The Cult of George

As the inevitable Cabinet shuffle unfolds for the second term, one unifying characteristic seems to be an unwavering loyalty to George W. Bush. Call it the Cult of George. It’s nice to like your boss, but it seems a bit unseemly as a primary qualification for being the most powerful person in the country in your given field.

But there it is. It’s not just that these folks all worked for Bush in his first term. Of Bush’s five new appointees announced so far, three are from Texas and worked with Bush when he was governor and then when he became president. A fourth served on Bush’s 2000 campaign and is a longtime protégé of Vice President Dick Cheney. And the fifth is Condoleezza Rice, renowned for having become perhaps the closest confidante of the president in his first term.

Rice is in line to become secretary of state, replacing the outgoing Colin Powell, one of the few voices of relative sanity during the first Bush term. Such moderation won’t be allowed in Act II, and Rice is considerably more of a hard-liner than Powell. It will be interesting to see if the demands of the State Department, with its emphasis on the gray areas of diplomacy, will soften the black-and-white Pentagon/neocon world of Rice, as it did Powell. Powell often found himself on the losing end of internal battles during Bush’s first term.

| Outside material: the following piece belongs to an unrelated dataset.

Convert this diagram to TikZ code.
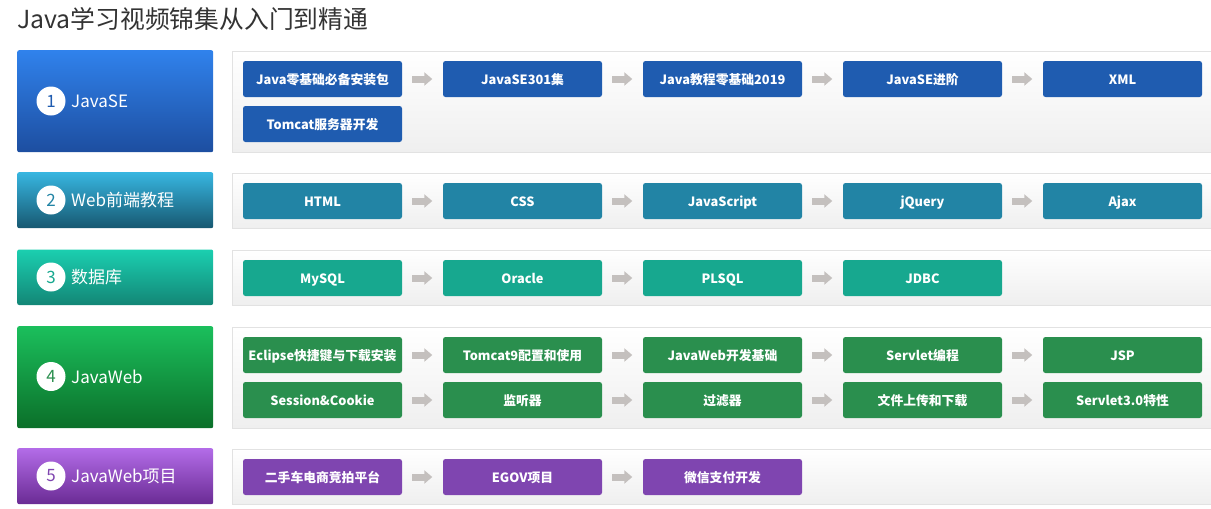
\documentclass[tikz,border=0pt]{standalone}
\usepackage{fontspec}
\setmainfont{Noto Sans CJK SC}
\usetikzlibrary{arrows.meta}
\definecolor{titlegray}{HTML}{333333}
\definecolor{arrgray}{HTML}{C4C0BE}
\definecolor{panelborder}{HTML}{E2E2E2}
\definecolor{panelbot}{HTML}{EFEFEF}
\definecolor{aT}{HTML}{3082EC}\definecolor{aB}{HTML}{1D4EA0}\definecolor{aI}{HTML}{1F5CB0}
\definecolor{bT}{HTML}{37B6E1}\definecolor{bB}{HTML}{175871}\definecolor{bI}{HTML}{2284A5}
\definecolor{cT}{HTML}{1BCFB0}\definecolor{cB}{HTML}{138676}\definecolor{cI}{HTML}{17A88F}
\definecolor{dT}{HTML}{1BBF5C}\definecolor{dB}{HTML}{0B6F29}\definecolor{dI}{HTML}{2A8F4E}
\definecolor{eT}{HTML}{B36CE8}\definecolor{eB}{HTML}{6A2B94}\definecolor{eI}{HTML}{7F45B0}
\tikzset{
  headbox/.style={rounded corners=2pt, minimum width=196pt, anchor=north west, inner sep=0pt},
  panel/.style={draw=panelborder, line width=0.8pt, top color=white, bottom color=panelbot, anchor=north west, minimum width=985pt, inner sep=0pt},
  item/.style={rounded corners=2.5pt, minimum width=159pt, minimum height=36pt, inner sep=0pt, text=white, text height=12.6pt, text depth=0.8pt, font=\fontsize{12.8}{14}\selectfont\bfseries},
  num/.style={circle, fill=white, minimum size=29pt, inner sep=0pt, font=\fontsize{17}{18}\selectfont},
  headlabel/.style={anchor=west, text=white, inner sep=0pt, font=\fontsize{17}{20}\selectfont},
  flow/.style={arrgray, line width=7pt, -{Triangle[width=13pt,length=8pt]}, shorten <=10pt, shorten >=10.5pt},
}
\begin{document}
\begin{tikzpicture}[x=1pt,y=-1pt]
\useasboundingbox (0,0) rectangle (1211,509);
\node[anchor=base west, inner sep=0pt, text=titlegray, font=\fontsize{24.8}{28}\selectfont] (title) at (17,28.5) {Java学习视频锦集从入门到精通};

% ---- row 1
\node[headbox, minimum height=102pt, top color=aT, bottom color=aB] (h1) at (17,50) {};
\node[num, text=aI] (n1) at (51,101) {1};
\node[headlabel] (l1) at (71,101) {JavaSE};
\node[panel, minimum height=101pt] (p1) at (232,50.5) {};
\node[item, fill=aI] (a1) at (322.5,79) {Java零基础必备安装包};
\node[item, fill=aI] (a2) at (522.5,79) {JavaSE301集};
\node[item, fill=aI] (a3) at (722.5,79) {Java教程零基础2019};
\node[item, fill=aI] (a4) at (922.5,79) {JavaSE进阶};
\node[item, fill=aI] (a5) at (1122.5,79) {XML};
\node[item, fill=aI] (a6) at (322.5,124) {Tomcat服务器开发};
\foreach \i/\j in {1/2,2/3,3/4,4/5} \draw[flow] (a\i) -- (a\j);

% ---- row 2
\node[headbox, minimum height=56pt, top color=bT, bottom color=bB] (h2) at (17,172) {};
\node[num, text=bI] (n2) at (51,200) {2};
\node[headlabel] (l2) at (71,200) {Web前端教程};
\node[panel, minimum height=55pt] (p2) at (232,172.5) {};
\node[item, fill=bI] (b1) at (322.5,201) {HTML};
\node[item, fill=bI] (b2) at (522.5,201) {CSS};
\node[item, fill=bI] (b3) at (722.5,201) {JavaScript};
\node[item, fill=bI] (b4) at (922.5,201) {jQuery};
\node[item, fill=bI] (b5) at (1122.5,201) {Ajax};
\foreach \i/\j in {1/2,2/3,3/4,4/5} \draw[flow] (b\i) -- (b\j);

% ---- row 3
\node[headbox, minimum height=55.5pt, top color=cT, bottom color=cB] (h3) at (17,249.3) {};
\node[num, text=cI] (n3) at (51,277) {3};
\node[headlabel] (l3) at (71,277) {数据库};
\node[panel, minimum height=55pt] (p3) at (232,249.5) {};
\node[item, fill=cI] (c1) at (322.5,278) {MySQL};
\node[item, fill=cI] (c2) at (522.5,278) {Oracle};
\node[item, fill=cI] (c3) at (722.5,278) {PLSQL};
\node[item, fill=cI] (c4) at (922.5,278) {JDBC};
\foreach \i/\j in {1/2,2/3,3/4} \draw[flow] (c\i) -- (c\j);

% ---- row 4
\node[headbox, minimum height=102pt, top color=dT, bottom color=dB] (h4) at (17,326) {};
\node[num, text=dI] (n4) at (51,376.5) {4};
\node[headlabel] (l4) at (71,376.5) {JavaWeb};
\node[panel, minimum height=101pt] (p4) at (232,326.5) {};
\node[item, fill=dI] (d1) at (322.5,355) {Eclipse快捷键与下载安装};
\node[item, fill=dI] (d2) at (522.5,355) {Tomcat9配置和使用};
\node[item, fill=dI] (d3) at (722.5,355) {JavaWeb开发基础};
\node[item, fill=dI] (d4) at (922.5,355) {Servlet编程};
\node[item, fill=dI] (d5) at (1122.5,355) {JSP};
\node[item, fill=dI] (d6) at (322.5,400) {Session\&Cookie};
\node[item, fill=dI] (d7) at (522.5,400) {监听器};
\node[item, fill=dI] (d8) at (722.5,400) {过滤器};
\node[item, fill=dI] (d9) at (922.5,400) {文件上传和下载};
\node[item, fill=dI] (d10) at (1122.5,400) {Servlet3.0特性};
\foreach \i/\j in {1/2,2/3,3/4,4/5,6/7,7/8,8/9,9/10} \draw[flow] (d\i) -- (d\j);

% ---- row 5
\node[headbox, minimum height=56pt, top color=eT, bottom color=eB] (h5) at (17,448) {};
\node[num, text=eI] (n5) at (51,476) {5};
\node[headlabel] (l5) at (71,476) {JavaWeb项目};
\node[panel, minimum height=55pt] (p5) at (232,448.5) {};
\node[item, fill=eI] (e1) at (322.5,477) {二手车电商竞拍平台};
\node[item, fill=eI] (e2) at (522.5,477) {EGOV项目};
\node[item, fill=eI] (e3) at (722.5,477) {微信支付开发};
\foreach \i/\j in {1/2,2/3} \draw[flow] (e\i) -- (e\j);
\end{tikzpicture}
\end{document}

The appointment of Rice tells us that dissenting views aren’t tolerated, and what little regard for diplomacy existed in Bush’s first term is likely to further take a back seat to unilateralism and reliance on force. The loss of a moderating voice is compounded by the departure of Powell’s top aide, Richard Armitage, an experienced diplomatic hand credited with, among other things, helping keep a lid on Indo-Pakistani tension when it threatened to escalate into nuclear war. Armitage and Powell will be missed.

Meanwhile, the Bush Cult worldview continues unabated in the position of national security adviser, where Rice is to be replaced by Stephen Hadley, the Cheney protégé. You might remember Hadley from his first-term exploits as a senior security council adviser. In particular, it was Hadley who took the fall for the inclusion in President Bush’s 2003 State of the Union address of long-discredited allegations that Saddam Hussein’s government tried to purchase weapons-grade uranium from Africa. The allegations turned out to be based on forged documents.

Also thrust into the first-term spotlight for the wrong reasons was Alberto Gonzales, the Texan who has been nominated to replace John Ashcroft as attorney general. While Gonzales is not as confrontational or as zealous a neocon as Ashcroft, he’s at least as dangerous as the nation’s top law-enforcement official. It was Gonzales who, as White House chief counsel, wrote the memo justifying the use of torture on war-on-terror prisoners in Afghanistan, Guantánamo Bay, and, eventually, Iraq, dismissing provisions of the internationally revered Geneva Conventions as “quaint.” Given that Ashcroft was best known for the Patriot Act and the detaining of thousands of Muslim citizens and noncitizens in the wake of 9/11, one can only imagine what a Gonzales Justice Department would do in the event of another terror attack. Or even without one.

Yet another Texan, Harriet Miers, is replacing Gonzales as White House counsel. A Dallas lawyer, she served as deputy chief of staff in Bush’s first term. Another senior Bush adviser, Margaret Spellings, is replacing Rod Paige as secretary of education. In the first term, Spellings, a former education lobbyist from Houston, was a domestic policy adviser who played a key role in shaping the No Child Left Behind Act. Bush has said that a domestic priority in his second term is to expand the act to include mandatory testing in high schools.

At least two other vacancies will be filled in Bush’s second term: secretary of agriculture, to replace the departing Ann Veneman, and secretary of energy, where Spencer Abraham was unable to push through drilling in Alaska or other aspects of the administration’s lobbyist-driven energy policy.

Abraham and Ashcroft—former senators who had not worked with Bush before his first term—are exactly the sort of outside hires Bush has yet to make in his second term. Instead, so far, he’s relying on people whom he has learned, in his first term and as Texas governor, he can trust. By and large, that means they’ve been loyal.

It also means, in essence, that the neocons have won. There will be no stray liberal or moderate voices polluting Bush’s second term, no questioning of the boss, no attempts to win, as Bush has promised, the trust of those who voted for John Kerry. It’s likely to be a long four years.